“Crown Heights”

            Based on a true story, “Crown Heights” is tough to watch because this is about injustice.  It's done to one man, Colin Warner (Lakeith Stanfield), but what's so depressing is that we all realize this isn't the first time, nor will it be the only time.

            Colin Warner is a teenage petty thief in the Crown Heights section of Brooklyn.  Steal a car, sell it at the local “chop shop.”  So it's not like he's a freshman on academic scholarship at NYU.  He is 18 years old, an immigrant (from Trinidad), he hasn't finished high school, he's already a small-time crook, and he doesn't have much in the way of family to look out for him, which is why he was such an easy target for a set-up.

            It seems there was a murder in his neighborhood, and the cops were so anxious to get a conviction that they badgered a 15-year-old, in trouble for an armed robbery, to point to Colin Warner as the driver of the getaway car in a drive-by shooting.  Turns out it wasn't a drive-by at all; the assailant was on foot.  Turns out the 15-year-old kid didn't even know Colin Warner, he just wanted a plea deal for himself, and would say anything the cops told him to say.  Colin Warner is tried, together with the “real” killer, who won't admit anything in hopes that they'll let him go.  He doesn't care what happens to Colin Warner.  And apparently neither does anybody else.  He gets 15 years to life.

            Now that he's wrongly convicted, Colin Warner is his own worst enemy.  He resents being in prison, because he feel he doesn't belong there.  He rankles at any perceived slight, either from a guard or a fellow inmate.  His quick-tempered scrapes get him put in solitary confinement as punishment.

            Meanwhile, Colin's only real friend, Carl “KC” King (former NFL All-Pro Nnamdi Asomugha), tries to raise money for Colin's bail (not happening), and then Colin's appeal (denied).  In one of KC's many neighborhood fund-raising solicitations for his friend's defense fund, he runs into Antoinette (Natalie Paul), who remembers Colin fondly, and now that she's back from her military service, decides to go with KC to visit Colin.  The sparks fly, and now Colin has even more incentive to get out, because Antoinette's affection for Colin blossoms into a jailhouse romance, complete a hasty civil ceremony, and with occasional awkward conjugal visits.

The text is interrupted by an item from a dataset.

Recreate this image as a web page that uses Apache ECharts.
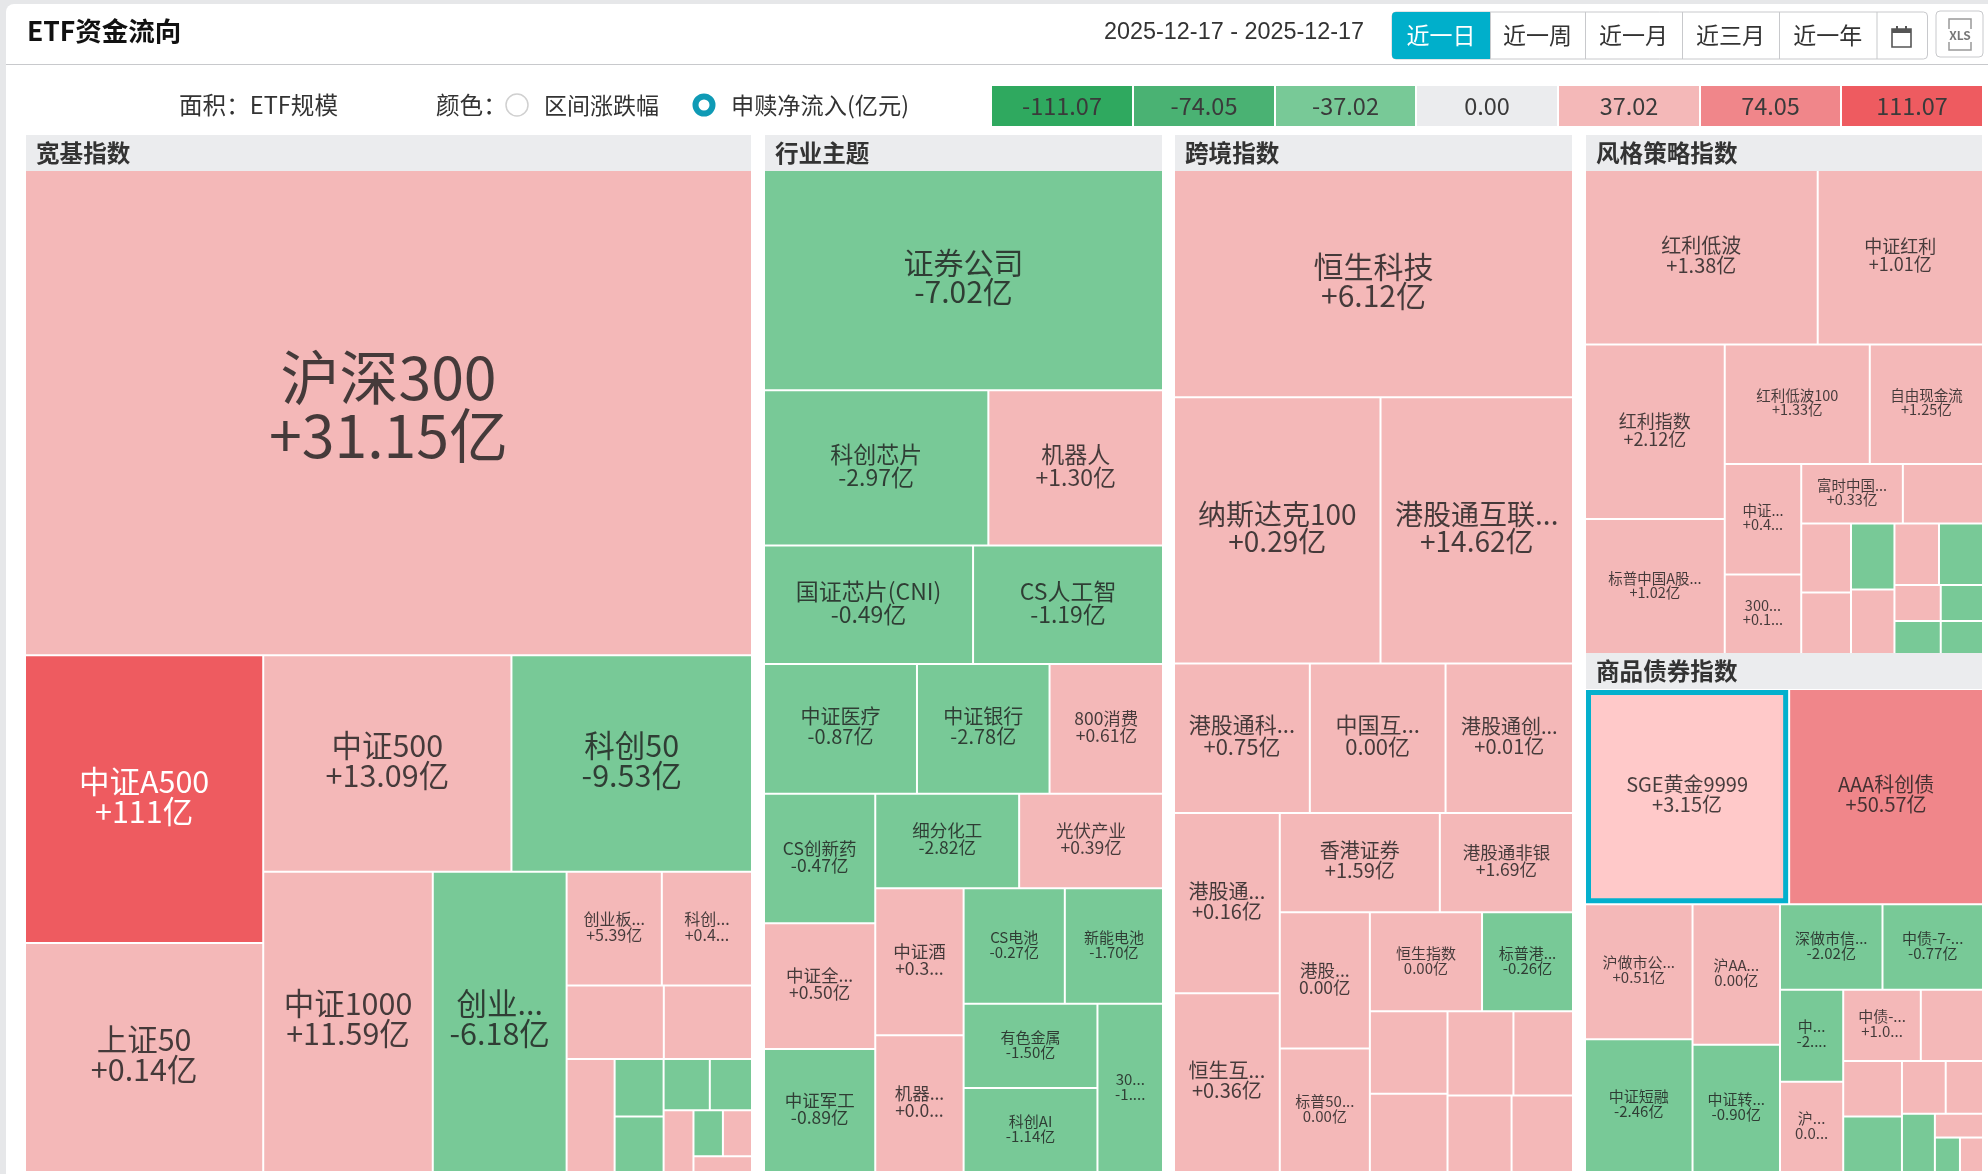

            Finally, KC gets another appeal arranged, but runs into some unexpected attorney incompetence, so Colin remains in jail until his first parole hearing, after 15 years.  He is denied, because he refuses to admit remorse for his crime, because he's still maintaining that he didn't commit it in the first place.

            Finally, in his second job as a process server, KC finds an attorney who will pay some attention to the case, and after some detective work of his own, KC finally finds a witness who will testify that Colin had nothing to do with the crime.  KC also wises up and gets the media involved, which embarrasses the DA's office enough to finally move with the defense to drop the charges.  At last, after 21 years in prison for a crime he didn't commit, Colin Warner is a free man.

            It's not as if anyone ever apologizes to Colin Warner.  They certainly can't hand him back the prime years of his life.  But by this time, we, the viewers, are glad to see a grievous wrong righted, even if tragically postponed, even if in a frustratingly flawed system.  We can only hope that outside the bars, Colin Warner's exhiliration will exceed his resentment.

 

Questions for Discussion:

1)                  Have you ever been unjustly accused?  What was your response?

2)                  Do you know anyone who has served time in prison?  How did that experience affect them?

3)                  Who has stuck by you during the hard times?  Whom have you stuck by?